Why exactly is a stack of a forked task unreliable, please?

There was some discussion about the possible stack state and the patch
state after forking, see
http://thread.gmane.org/gmane.linux.kernel/2184163/focus=2191057

Anyway, I think that the stack should be ready for use when the process
is visible in the task list. It means that it should be reliable.

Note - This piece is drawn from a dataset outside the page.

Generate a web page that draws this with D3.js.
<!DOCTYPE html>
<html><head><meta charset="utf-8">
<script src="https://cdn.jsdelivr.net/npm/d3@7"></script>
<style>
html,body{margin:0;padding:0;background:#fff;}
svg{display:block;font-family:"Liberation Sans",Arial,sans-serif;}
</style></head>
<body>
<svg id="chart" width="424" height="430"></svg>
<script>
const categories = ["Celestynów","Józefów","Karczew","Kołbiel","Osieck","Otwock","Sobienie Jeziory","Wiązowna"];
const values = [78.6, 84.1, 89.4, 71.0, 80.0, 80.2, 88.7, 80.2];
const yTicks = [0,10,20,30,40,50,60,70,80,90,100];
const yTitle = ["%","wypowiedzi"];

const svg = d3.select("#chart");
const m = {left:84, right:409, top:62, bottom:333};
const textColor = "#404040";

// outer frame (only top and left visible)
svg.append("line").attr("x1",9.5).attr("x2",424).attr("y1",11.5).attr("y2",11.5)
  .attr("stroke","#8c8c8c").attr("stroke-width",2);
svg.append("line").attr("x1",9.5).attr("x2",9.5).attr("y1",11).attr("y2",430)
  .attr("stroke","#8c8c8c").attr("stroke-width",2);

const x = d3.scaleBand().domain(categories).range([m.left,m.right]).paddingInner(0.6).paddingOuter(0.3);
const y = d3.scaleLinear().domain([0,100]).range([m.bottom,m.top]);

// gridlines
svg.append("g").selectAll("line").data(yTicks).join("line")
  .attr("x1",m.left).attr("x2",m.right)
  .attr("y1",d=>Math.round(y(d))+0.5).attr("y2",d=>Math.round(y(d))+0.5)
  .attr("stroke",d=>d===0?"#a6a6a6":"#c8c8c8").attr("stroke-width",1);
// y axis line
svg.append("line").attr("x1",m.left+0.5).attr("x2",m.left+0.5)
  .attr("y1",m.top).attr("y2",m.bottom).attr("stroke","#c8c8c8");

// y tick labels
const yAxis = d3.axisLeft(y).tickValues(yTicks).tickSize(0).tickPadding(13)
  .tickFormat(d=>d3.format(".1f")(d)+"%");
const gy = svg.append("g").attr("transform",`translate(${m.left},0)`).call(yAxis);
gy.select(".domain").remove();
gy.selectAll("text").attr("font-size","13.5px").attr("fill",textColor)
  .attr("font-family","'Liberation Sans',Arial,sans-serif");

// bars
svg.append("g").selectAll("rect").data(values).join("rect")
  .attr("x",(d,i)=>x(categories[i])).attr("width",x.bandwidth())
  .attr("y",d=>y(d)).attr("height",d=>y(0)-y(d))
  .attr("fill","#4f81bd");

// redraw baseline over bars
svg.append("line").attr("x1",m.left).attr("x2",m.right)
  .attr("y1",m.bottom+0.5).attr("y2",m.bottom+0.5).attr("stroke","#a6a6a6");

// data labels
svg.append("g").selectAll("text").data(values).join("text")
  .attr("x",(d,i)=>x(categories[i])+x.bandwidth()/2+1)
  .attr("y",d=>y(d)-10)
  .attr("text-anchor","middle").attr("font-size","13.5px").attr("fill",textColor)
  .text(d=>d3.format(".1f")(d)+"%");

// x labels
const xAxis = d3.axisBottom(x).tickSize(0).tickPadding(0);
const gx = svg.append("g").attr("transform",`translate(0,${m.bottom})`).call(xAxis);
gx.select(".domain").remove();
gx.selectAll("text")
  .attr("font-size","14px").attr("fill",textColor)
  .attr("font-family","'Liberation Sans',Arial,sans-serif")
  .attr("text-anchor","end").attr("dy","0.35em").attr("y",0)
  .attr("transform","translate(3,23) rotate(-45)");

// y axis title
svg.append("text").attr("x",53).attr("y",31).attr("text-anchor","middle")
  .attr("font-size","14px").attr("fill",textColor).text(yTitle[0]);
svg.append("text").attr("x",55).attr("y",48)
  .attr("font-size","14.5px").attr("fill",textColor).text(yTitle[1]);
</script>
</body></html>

> +	while (valid_stack_ptr(tinfo, ret_addr, sizeof(*ret_addr), end)) {
> +		unsigned long addr = *ret_addr;
> +
> +		if (frame <= last_frame || !__kernel_text_address(addr) ||
> +		    in_preempt_schedule_irq(addr))

I wonder how exactly this works :-)

First, __kernel_text_address() returns true also for dynamically generated
ftrace handlers, see is_ftrace_trampoline(). Do we have a guarantee
that these functions generate a valid stack frame? We might want to
ignore these here.


Second, if I get it correctly, in_preempt_schedule_irq() works because
this functions is called only for tasks that are _not_ running.
It means that we must be exactly at

     preempt_schedule_irq()
       __schedule()
	  context_switch()
	    switch_to()

It means that preempt_schedule_irq() must be on the stack if at
least one of the other functions is not inlined.

As Jiri Kosina explained to me. We check it because it is
called on exit from an interrupt handler. The interrupt might
came at any time, for example, right before a function saves
the stack frame. This is why it makes the stack unreliable.

If I get it correctly, this is the only location when the
running process might get rescheduled from irq context. Other
possibilities keeps the process running and the stack is
marked unreliable elsewhere.

Well, I wonder if we should be more suspicious and make
sure that only the regular process stack is used.

Best Regards,
Petr